TASK TO CARRY OUT ▸
Give a verbatim copy of the lines below, minus the pictures.

DATA ▸
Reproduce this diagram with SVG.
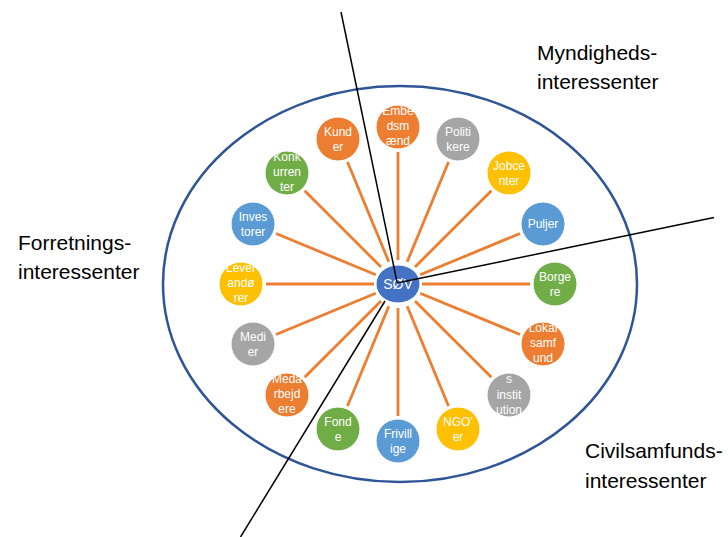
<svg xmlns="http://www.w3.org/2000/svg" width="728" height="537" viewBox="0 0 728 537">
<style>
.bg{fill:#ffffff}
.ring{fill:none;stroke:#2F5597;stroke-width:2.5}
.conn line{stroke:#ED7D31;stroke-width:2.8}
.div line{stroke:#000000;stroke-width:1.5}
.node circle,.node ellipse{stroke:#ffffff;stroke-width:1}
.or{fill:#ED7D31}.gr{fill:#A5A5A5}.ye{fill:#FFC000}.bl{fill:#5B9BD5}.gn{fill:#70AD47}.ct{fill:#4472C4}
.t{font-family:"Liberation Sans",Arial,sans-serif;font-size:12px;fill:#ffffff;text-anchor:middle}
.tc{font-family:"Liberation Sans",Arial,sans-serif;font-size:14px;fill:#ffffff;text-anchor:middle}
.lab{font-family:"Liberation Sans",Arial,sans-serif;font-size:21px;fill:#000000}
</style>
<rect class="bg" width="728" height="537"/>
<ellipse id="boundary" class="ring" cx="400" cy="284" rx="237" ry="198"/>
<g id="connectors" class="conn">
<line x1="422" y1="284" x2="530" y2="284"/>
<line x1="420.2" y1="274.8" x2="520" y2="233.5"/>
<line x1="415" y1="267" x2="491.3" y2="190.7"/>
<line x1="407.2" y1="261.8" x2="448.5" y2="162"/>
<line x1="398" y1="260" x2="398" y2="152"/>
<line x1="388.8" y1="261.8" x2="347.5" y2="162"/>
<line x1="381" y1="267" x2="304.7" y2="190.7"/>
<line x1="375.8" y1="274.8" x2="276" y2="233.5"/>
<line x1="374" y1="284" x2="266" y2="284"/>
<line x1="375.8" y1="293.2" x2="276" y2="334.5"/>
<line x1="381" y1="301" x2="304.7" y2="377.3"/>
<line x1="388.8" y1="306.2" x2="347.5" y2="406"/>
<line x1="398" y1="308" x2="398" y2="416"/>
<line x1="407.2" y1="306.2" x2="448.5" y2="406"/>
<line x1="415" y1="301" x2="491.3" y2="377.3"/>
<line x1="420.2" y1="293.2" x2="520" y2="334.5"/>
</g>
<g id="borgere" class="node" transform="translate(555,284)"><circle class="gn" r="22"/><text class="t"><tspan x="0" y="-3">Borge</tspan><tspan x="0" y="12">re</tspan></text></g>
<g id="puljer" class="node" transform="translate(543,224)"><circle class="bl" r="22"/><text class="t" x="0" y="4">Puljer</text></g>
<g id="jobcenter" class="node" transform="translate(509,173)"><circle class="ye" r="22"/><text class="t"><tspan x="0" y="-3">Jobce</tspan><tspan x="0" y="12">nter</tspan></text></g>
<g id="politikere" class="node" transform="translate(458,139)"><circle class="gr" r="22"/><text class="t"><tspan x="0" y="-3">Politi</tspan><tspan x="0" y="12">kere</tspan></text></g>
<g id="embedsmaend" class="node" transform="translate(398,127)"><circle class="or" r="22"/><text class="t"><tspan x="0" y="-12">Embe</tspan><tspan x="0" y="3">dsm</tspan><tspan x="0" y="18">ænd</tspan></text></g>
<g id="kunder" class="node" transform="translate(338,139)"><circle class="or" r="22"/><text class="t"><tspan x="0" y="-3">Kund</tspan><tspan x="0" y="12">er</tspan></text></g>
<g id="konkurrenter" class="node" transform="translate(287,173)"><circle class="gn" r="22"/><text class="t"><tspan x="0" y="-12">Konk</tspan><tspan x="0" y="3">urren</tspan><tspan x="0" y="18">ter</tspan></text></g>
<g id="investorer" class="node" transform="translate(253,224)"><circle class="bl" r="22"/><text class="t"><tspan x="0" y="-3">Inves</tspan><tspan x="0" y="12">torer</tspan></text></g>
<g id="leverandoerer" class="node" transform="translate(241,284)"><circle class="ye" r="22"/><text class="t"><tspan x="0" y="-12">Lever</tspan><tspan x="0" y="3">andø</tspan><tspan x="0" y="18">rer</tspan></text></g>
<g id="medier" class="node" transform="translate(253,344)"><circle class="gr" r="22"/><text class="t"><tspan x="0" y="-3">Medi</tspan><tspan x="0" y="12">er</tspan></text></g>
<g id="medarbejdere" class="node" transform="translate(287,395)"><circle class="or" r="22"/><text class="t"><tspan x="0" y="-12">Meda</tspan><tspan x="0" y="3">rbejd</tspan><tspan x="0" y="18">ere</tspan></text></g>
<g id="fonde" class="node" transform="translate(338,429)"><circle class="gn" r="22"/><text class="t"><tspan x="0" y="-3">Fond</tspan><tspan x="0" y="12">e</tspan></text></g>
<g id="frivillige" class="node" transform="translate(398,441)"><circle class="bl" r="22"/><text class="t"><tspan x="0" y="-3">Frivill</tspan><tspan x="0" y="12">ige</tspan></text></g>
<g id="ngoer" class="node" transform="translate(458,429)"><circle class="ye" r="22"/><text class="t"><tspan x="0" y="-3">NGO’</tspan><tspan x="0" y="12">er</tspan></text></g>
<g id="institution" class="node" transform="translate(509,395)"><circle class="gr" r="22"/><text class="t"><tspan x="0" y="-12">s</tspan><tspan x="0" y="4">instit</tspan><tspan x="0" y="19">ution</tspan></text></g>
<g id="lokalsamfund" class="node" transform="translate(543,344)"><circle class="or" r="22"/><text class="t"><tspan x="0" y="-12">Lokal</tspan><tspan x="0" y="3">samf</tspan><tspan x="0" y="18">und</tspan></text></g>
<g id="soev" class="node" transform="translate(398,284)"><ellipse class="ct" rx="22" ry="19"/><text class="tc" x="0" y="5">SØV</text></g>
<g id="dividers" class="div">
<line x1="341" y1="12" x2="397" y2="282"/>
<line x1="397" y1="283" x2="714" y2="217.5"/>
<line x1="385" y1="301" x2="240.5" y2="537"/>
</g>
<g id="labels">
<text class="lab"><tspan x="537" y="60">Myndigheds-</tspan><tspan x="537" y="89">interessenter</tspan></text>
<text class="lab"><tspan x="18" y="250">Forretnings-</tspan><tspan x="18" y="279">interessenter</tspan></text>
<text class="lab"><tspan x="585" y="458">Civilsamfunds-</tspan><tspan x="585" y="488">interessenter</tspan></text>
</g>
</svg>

SOLUTION FOR THIS PROBLEM ▸
Reproduce this diagram with SVG.
<svg xmlns="http://www.w3.org/2000/svg" width="728" height="537" viewBox="0 0 728 537">
<style>
.bg{fill:#ffffff}
.ring{fill:none;stroke:#2F5597;stroke-width:2.5}
.conn line{stroke:#ED7D31;stroke-width:2.8}
.div line{stroke:#000000;stroke-width:1.5}
.node circle,.node ellipse{stroke:#ffffff;stroke-width:1}
.or{fill:#ED7D31}.gr{fill:#A5A5A5}.ye{fill:#FFC000}.bl{fill:#5B9BD5}.gn{fill:#70AD47}.ct{fill:#4472C4}
.t{font-family:"Liberation Sans",Arial,sans-serif;font-size:12px;fill:#ffffff;text-anchor:middle}
.tc{font-family:"Liberation Sans",Arial,sans-serif;font-size:14px;fill:#ffffff;text-anchor:middle}
.lab{font-family:"Liberation Sans",Arial,sans-serif;font-size:21px;fill:#000000}
</style>
<rect class="bg" width="728" height="537"/>
<ellipse id="boundary" class="ring" cx="400" cy="284" rx="237" ry="198"/>
<g id="connectors" class="conn">
<line x1="422" y1="284" x2="530" y2="284"/>
<line x1="420.2" y1="274.8" x2="520" y2="233.5"/>
<line x1="415" y1="267" x2="491.3" y2="190.7"/>
<line x1="407.2" y1="261.8" x2="448.5" y2="162"/>
<line x1="398" y1="260" x2="398" y2="152"/>
<line x1="388.8" y1="261.8" x2="347.5" y2="162"/>
<line x1="381" y1="267" x2="304.7" y2="190.7"/>
<line x1="375.8" y1="274.8" x2="276" y2="233.5"/>
<line x1="374" y1="284" x2="266" y2="284"/>
<line x1="375.8" y1="293.2" x2="276" y2="334.5"/>
<line x1="381" y1="301" x2="304.7" y2="377.3"/>
<line x1="388.8" y1="306.2" x2="347.5" y2="406"/>
<line x1="398" y1="308" x2="398" y2="416"/>
<line x1="407.2" y1="306.2" x2="448.5" y2="406"/>
<line x1="415" y1="301" x2="491.3" y2="377.3"/>
<line x1="420.2" y1="293.2" x2="520" y2="334.5"/>
</g>
<g id="borgere" class="node" transform="translate(555,284)"><circle class="gn" r="22"/><text class="t"><tspan x="0" y="-3">Borge</tspan><tspan x="0" y="12">re</tspan></text></g>
<g id="puljer" class="node" transform="translate(543,224)"><circle class="bl" r="22"/><text class="t" x="0" y="4">Puljer</text></g>
<g id="jobcenter" class="node" transform="translate(509,173)"><circle class="ye" r="22"/><text class="t"><tspan x="0" y="-3">Jobce</tspan><tspan x="0" y="12">nter</tspan></text></g>
<g id="politikere" class="node" transform="translate(458,139)"><circle class="gr" r="22"/><text class="t"><tspan x="0" y="-3">Politi</tspan><tspan x="0" y="12">kere</tspan></text></g>
<g id="embedsmaend" class="node" transform="translate(398,127)"><circle class="or" r="22"/><text class="t"><tspan x="0" y="-12">Embe</tspan><tspan x="0" y="3">dsm</tspan><tspan x="0" y="18">ænd</tspan></text></g>
<g id="kunder" class="node" transform="translate(338,139)"><circle class="or" r="22"/><text class="t"><tspan x="0" y="-3">Kund</tspan><tspan x="0" y="12">er</tspan></text></g>
<g id="konkurrenter" class="node" transform="translate(287,173)"><circle class="gn" r="22"/><text class="t"><tspan x="0" y="-12">Konk</tspan><tspan x="0" y="3">urren</tspan><tspan x="0" y="18">ter</tspan></text></g>
<g id="investorer" class="node" transform="translate(253,224)"><circle class="bl" r="22"/><text class="t"><tspan x="0" y="-3">Inves</tspan><tspan x="0" y="12">torer</tspan></text></g>
<g id="leverandoerer" class="node" transform="translate(241,284)"><circle class="ye" r="22"/><text class="t"><tspan x="0" y="-12">Lever</tspan><tspan x="0" y="3">andø</tspan><tspan x="0" y="18">rer</tspan></text></g>
<g id="medier" class="node" transform="translate(253,344)"><circle class="gr" r="22"/><text class="t"><tspan x="0" y="-3">Medi</tspan><tspan x="0" y="12">er</tspan></text></g>
<g id="medarbejdere" class="node" transform="translate(287,395)"><circle class="or" r="22"/><text class="t"><tspan x="0" y="-12">Meda</tspan><tspan x="0" y="3">rbejd</tspan><tspan x="0" y="18">ere</tspan></text></g>
<g id="fonde" class="node" transform="translate(338,429)"><circle class="gn" r="22"/><text class="t"><tspan x="0" y="-3">Fond</tspan><tspan x="0" y="12">e</tspan></text></g>
<g id="frivillige" class="node" transform="translate(398,441)"><circle class="bl" r="22"/><text class="t"><tspan x="0" y="-3">Frivill</tspan><tspan x="0" y="12">ige</tspan></text></g>
<g id="ngoer" class="node" transform="translate(458,429)"><circle class="ye" r="22"/><text class="t"><tspan x="0" y="-3">NGO’</tspan><tspan x="0" y="12">er</tspan></text></g>
<g id="institution" class="node" transform="translate(509,395)"><circle class="gr" r="22"/><text class="t"><tspan x="0" y="-12">s</tspan><tspan x="0" y="4">instit</tspan><tspan x="0" y="19">ution</tspan></text></g>
<g id="lokalsamfund" class="node" transform="translate(543,344)"><circle class="or" r="22"/><text class="t"><tspan x="0" y="-12">Lokal</tspan><tspan x="0" y="3">samf</tspan><tspan x="0" y="18">und</tspan></text></g>
<g id="soev" class="node" transform="translate(398,284)"><ellipse class="ct" rx="22" ry="19"/><text class="tc" x="0" y="5">SØV</text></g>
<g id="dividers" class="div">
<line x1="341" y1="12" x2="397" y2="282"/>
<line x1="397" y1="283" x2="714" y2="217.5"/>
<line x1="385" y1="301" x2="240.5" y2="537"/>
</g>
<g id="labels">
<text class="lab"><tspan x="537" y="60">Myndigheds-</tspan><tspan x="537" y="89">interessenter</tspan></text>
<text class="lab"><tspan x="18" y="250">Forretnings-</tspan><tspan x="18" y="279">interessenter</tspan></text>
<text class="lab"><tspan x="585" y="458">Civilsamfunds-</tspan><tspan x="585" y="488">interessenter</tspan></text>
</g>
</svg>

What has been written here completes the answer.